Before Nate Cornejo, the last pitcher with a K/9 as low as Greinke’s is … Well, let’s just say you have to go way back. Like WAY back. Like I figured for sure that one of those “pitch to contact” pitchers of the 1980s — Tommy John, Ed Lynch, Paul Splittorff, Mike Flanagan, Bill Swift — would have matched Greinke.
But no, you have to go back to 1978, and a delightful flake named Bill Lee. He struck out 44 batters in 177 innings. A year earlier, a soft-tossing lefty named Ross Grimsley, the son of ANOTHER soft-tossing lefty named Ross Grimsley II, struck out 53 in 218 innings.
And if you keep on going back you will find a few starters — BUT ONLY A FEW — who struck out as few batters as Greinke is striking out this season, people like Stubby Overmire and Bob Shaw and Spec Shea and Howie Fox and Steve Kline and, particularly, Hank Wyse, who was known as “Hooks” because of his curveball and in 1950 struck out just 33 batters in 170 innings.
Fun fact about Hooks Wyse: That year he walked 87 batters, and his 33-to-87 strikeout-to-walk ratio is the worst for any qualified starter in baseball history.
The point is that Greinke is basically trying to do something that hasn’t been done before — pitch effectively while simply not striking anybody out. Leave it to Zack to try something like that.
How would someone go about trying pitch effectively while not striking out anybody? I guess it would take three things:
You can’t give up home runs (and certainly not home runs with runners on base).
You can’t walk anybody.
You have to find a way to give up soft contact.
I’m not sure how you can do the third one without at least the threat of a strikeout. But so far, anyway, Greinke is doing great with the first two. He’s walked three batters all year. And he’s given up two home runs, and both of them were solo shots.

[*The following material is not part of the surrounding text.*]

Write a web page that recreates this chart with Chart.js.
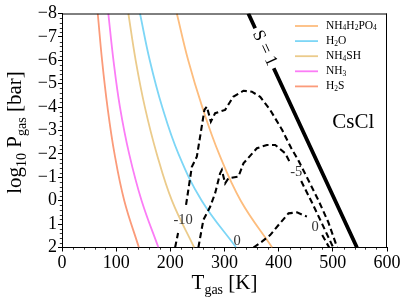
<!DOCTYPE html>
<html><head><meta charset="utf-8">
<script src="https://cdn.jsdelivr.net/npm/chart.js@4"></script>
<style>html,body{margin:0;padding:0;background:#fff}</style>
</head><body><canvas id="c" width="407" height="304"></canvas>
<script>
// ---- data ----
const pressureLevels = [-8, -6, -4, -2, 0, 2];
const tNH4H2PO4 = [212, 233, 259, 290, 330, 388];
const tH2O      = [144, 162, 185, 215, 258, 321.5];
const tNH4SH    = [122.5, 136, 153, 175, 203, 244];
const tNH3      = [85.5, 95, 107, 124, 147, 178];
const tH2S      = [66, 74, 84, 97, 115, 142];
const curveNames = ['NH_4H_2PO_4', 'H_2O', 'NH_4SH', 'NH_3', 'H_2S'];

const s1T = [344, 356.6, null, 390.9, 544.5];
const s1P = [-8, -7.37, null, -5.66, 2];

const cm10T = [208.8, 214.3, null, 229, 239.7, 248.9, 255, 262.9, 267.4, 274.8, 282.7, 301.2, 316, 335, 350.5, 365.9, 384.3, 406.5, 423.1, 436, 450.9, 473.1, 491.5, 508.1];
const cm10P = [2.0, 1.38, null, 0.18, -1.45, -1.88, -2.74, -3.88, -4.02, -3.38, -3.74, -3.88, -4.44, -4.70, -4.66, -4.44, -3.88, -3.02, -2.25, -1.74, -1.06, -0.03, 0.91, 2.0];
const cm5T = [251.8, 261, 273.5, 282.7, 291.9, 295.1, 301.2, 307.3, 325.8, 335, 359.8, 378.2, 393.6, 412, 421.3, null, 441.6, 461.9, 480.4, 500.7];
const cm5P = [2.0, 0.82, 0.26, -0.32, -1.17, -1.31, -0.74, -0.96, -1.03, -1.60, -2.24, -2.38, -2.38, -2.03, -1.61, null, -0.84, 0.10, 1.0, 2.0];
const c0T = [353.5, 369, 384.3, 399.7, 418.2, 433.7, 452.1, null, 480.4, 493.3];
const c0P = [2.0, 1.75, 1.47, 1.04, 0.54, 0.50, 0.68, null, 1.47, 2.0];

const contourLabelText = ['-10', '-5', '0', '0'];
const contourLabelT = [223.6, 432.4, 467.5, 323.4];
const contourLabelP = [0.82, -1.23, 1.12, 1.74];

const xTicks = [0, 100, 200, 300, 400, 500, 600];
const yTicks = [-8, -7, -6, -5, -4, -3, -2, -1, 0, 1, 2];

// ---- helpers ----
const FONT = "'Liberation Serif', 'DejaVu Serif', serif";
function pts(xs, ys) { return xs.map((x, i) => (ys[i] === null ? {x: null, y: null} : {x: x, y: ys[i]})); }
function parseRich(s) {
  const segs = []; let i = 0;
  while (i < s.length) {
    if (s[i] === '_') { segs.push({t: s[i + 1], sub: true}); i += 2; }
    else {
      let j = i; while (j < s.length && s[j] !== '_') j++;
      segs.push({t: s.slice(i, j), sub: false}); i = j;
    }
  }
  return segs;
}
function richWidth(ctx, segs, size, subSize) {
  let w = 0;
  segs.forEach(s => { ctx.font = (s.sub ? subSize : size) + 'px ' + FONT; w += ctx.measureText(s.t).width; });
  return w;
}
function drawRich(ctx, segs, x, y, size, subSize, drop) {
  let cx = x;
  segs.forEach(s => {
    ctx.font = (s.sub ? subSize : size) + 'px ' + FONT;
    ctx.fillText(s.t, cx, s.sub ? y + drop : y);
    cx += ctx.measureText(s.t).width;
  });
}

const curveColors = ['#fdbd7e', '#7dd6f6', '#ebcb8b', '#fb7cf6', '#fb9b7a'];
const curveT = [tNH4H2PO4, tH2O, tNH4SH, tNH3, tH2S];

const datasets = [
  {label: 'S=1', data: pts(s1T, s1P), borderColor: '#000', borderWidth: 3.8},
  {label: '-10', data: pts(cm10T, cm10P), borderColor: '#000', borderWidth: 2.1, borderDash: [6, 3.5]},
  {label: '-5', data: pts(cm5T, cm5P), borderColor: '#000', borderWidth: 2.1, borderDash: [6, 3.5]},
  {label: '0', data: pts(c0T, c0P), borderColor: '#000', borderWidth: 2.1, borderDash: [6, 3.5]},
];
curveNames.forEach((n, i) => datasets.push({label: n, data: pts(curveT[i], pressureLevels), borderColor: curveColors[i], borderWidth: 1.8, tension: 0.4, isCurve: true}));
datasets.forEach(d => { d.showLine = true; d.pointRadius = 0; d.fill = false; d.clip = 0; });

const decor = {
  id: 'decor',
  afterDatasetsDraw(chart) {
    const ctx = chart.ctx, a = chart.chartArea, xs = chart.scales.x, ys = chart.scales.y;
    ctx.save();
    // frame top/right
    ctx.strokeStyle = '#000'; ctx.lineWidth = 1;
    ctx.beginPath();
    ctx.moveTo(a.left, a.top + 0.5); ctx.lineTo(a.right, a.top + 0.5);
    ctx.moveTo(a.right - 0.5, a.top); ctx.lineTo(a.right - 0.5, a.bottom);
    ctx.stroke();
    // minor ticks
    ctx.lineWidth = 0.8;
    ctx.beginPath();
    for (let v = 0; v <= 600; v += 20) {
      if (v % 100 === 0) continue;
      const px = Math.round(xs.getPixelForValue(v)) + 0.5;
      ctx.moveTo(px, a.bottom); ctx.lineTo(px, a.bottom + 2.2);
    }
    for (let k = -40; k <= 10; k++) {
      if (k % 5 === 0) continue;
      const py = Math.round(ys.getPixelForValue(k / 5)) + 0.5;
      ctx.moveTo(a.left, py); ctx.lineTo(a.left - 2.2, py);
    }
    ctx.stroke();
    // contour labels
    ctx.fillStyle = '#333'; ctx.font = '14.5px ' + FONT; ctx.textAlign = 'center'; ctx.textBaseline = 'middle';
    contourLabelText.forEach((t, i) => ctx.fillText(t, xs.getPixelForValue(contourLabelT[i]), ys.getPixelForValue(contourLabelP[i])));
    // S = 1 label along line
    const x1 = xs.getPixelForValue(s1T[0]), y1 = ys.getPixelForValue(s1P[0]);
    const x2 = xs.getPixelForValue(s1T[4]), y2 = ys.getPixelForValue(s1P[4]);
    const ang = Math.atan2(y2 - y1, x2 - x1);
    const mx = (xs.getPixelForValue(s1T[1]) + xs.getPixelForValue(s1T[3])) / 2;
    const my = (ys.getPixelForValue(s1P[1]) + ys.getPixelForValue(s1P[3])) / 2;
    ctx.save(); ctx.translate(mx, my); ctx.rotate(ang);
    ctx.fillStyle = '#000'; ctx.font = '17.5px ' + FONT; ctx.fillText('S = 1', 0, 0);
    ctx.restore();
    // CsCl
    ctx.fillStyle = '#000'; ctx.font = '21px ' + FONT;
    ctx.fillText('CsCl', xs.getPixelForValue(537.7), ys.getPixelForValue(-3.36));
    // legend
    ctx.textAlign = 'left'; ctx.textBaseline = 'middle';
    chart.data.datasets.filter(d => d.isCurve).forEach((d, i) => {
      const ly = 26 + i * 15.1;
      ctx.strokeStyle = d.borderColor; ctx.lineWidth = 1.8;
      ctx.beginPath(); ctx.moveTo(295, ly); ctx.lineTo(318, ly); ctx.stroke();
      ctx.fillStyle = '#000';
      drawRich(ctx, parseRich(d.label), 326, ly, 11.5, 7.5, 2.5);
    });
    // axis titles
    ctx.textBaseline = 'alphabetic';
    const xt = [{t: 'T', sub: false}, {t: 'gas', sub: true}, {t: ' [K]', sub: false}];
    const xw = richWidth(ctx, xt, 21, 14);
    drawRich(ctx, xt, (a.left + a.right) / 2 - xw / 2, 289, 21, 14, 4.5);
    const yt = [{t: 'log', sub: false}, {t: '10', sub: true}, {t: ' P', sub: false}, {t: 'gas', sub: true}, {t: ' [bar]', sub: false}];
    const yw = richWidth(ctx, yt, 21, 14);
    ctx.save(); ctx.translate(21, (a.top + a.bottom) / 2 + 2); ctx.rotate(-Math.PI / 2);
    drawRich(ctx, yt, -yw / 2, 0, 21, 14, 4.5);
    ctx.restore();
    ctx.restore();
  }
};

Chart.defaults.font.family = FONT;
Chart.defaults.color = '#000';
new Chart(document.getElementById('c'), {
  type: 'scatter',
  data: {datasets: datasets},
  options: {
    responsive: false, animation: false, devicePixelRatio: 1,
    layout: {padding: {left: 0, right: 20, top: 13.5, bottom: 0}},
    plugins: {legend: {display: false}, tooltip: {enabled: false}},
    scales: {
      x: {
        type: 'linear', min: 0, max: 600,
        afterBuildTicks: s => { s.ticks = xTicks.map(v => ({value: v})); },
        afterFit: s => { s.height = 56.5; },
        ticks: {font: {size: 18}, padding: 1, autoSkip: false, maxRotation: 0, callback: v => String(v)},
        grid: {drawOnChartArea: false, drawTicks: true, tickLength: 4, color: '#000'},
        border: {display: true, color: '#000', width: 1}
      },
      y: {
        type: 'linear', min: -8, max: 2, reverse: true,
        afterBuildTicks: s => { s.ticks = yTicks.map(v => ({value: v})); },
        afterFit: s => { s.width = 62; },
        ticks: {font: {size: 18}, padding: 1, autoSkip: false, callback: v => (v < 0 ? '\u2212' + Math.abs(v) : String(v))},
        grid: {drawOnChartArea: false, drawTicks: true, tickLength: 4, color: '#000'},
        border: {display: true, color: '#000', width: 1}
      }
    }
  },
  plugins: [decor]
});
</script>
</body></html>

He’s doing the third one too … so far this season, his BABIP — Batting Average on Balls in Play — is .237, which would be far and away the lowest of his career. You will get a whole lot of disagreement about how much control a pitcher has over BABIP, so I don’t know what you can make of this.
But at this moment, Greinke has a 2.57 ERA even with those seven strikeouts.
A feat like this, even for just a few games, would have been impossible the last few years, with home runs flying out of the park left and right — you simply could not get away with letting hitters put that many balls in play. But now with the dead baseball, I don’t know, it’s unlikely that he can keep this going, but it would be so great if he did.
I should add that even with Greinke’s ERA, the Royals have lost four of the five starts he’s made — on Monday, he lost 1-0 for the second time already this season. Zack Greinke is many things, but boring isn’t one of them.
I don’t know how much of this is Joe’s writing, but Zack Greinke has never been on a team I root for but he is still one of my favorite players. he just really seems like a guy who does not take himself too seriously, but takes his craft very seriously. And you have to admire both.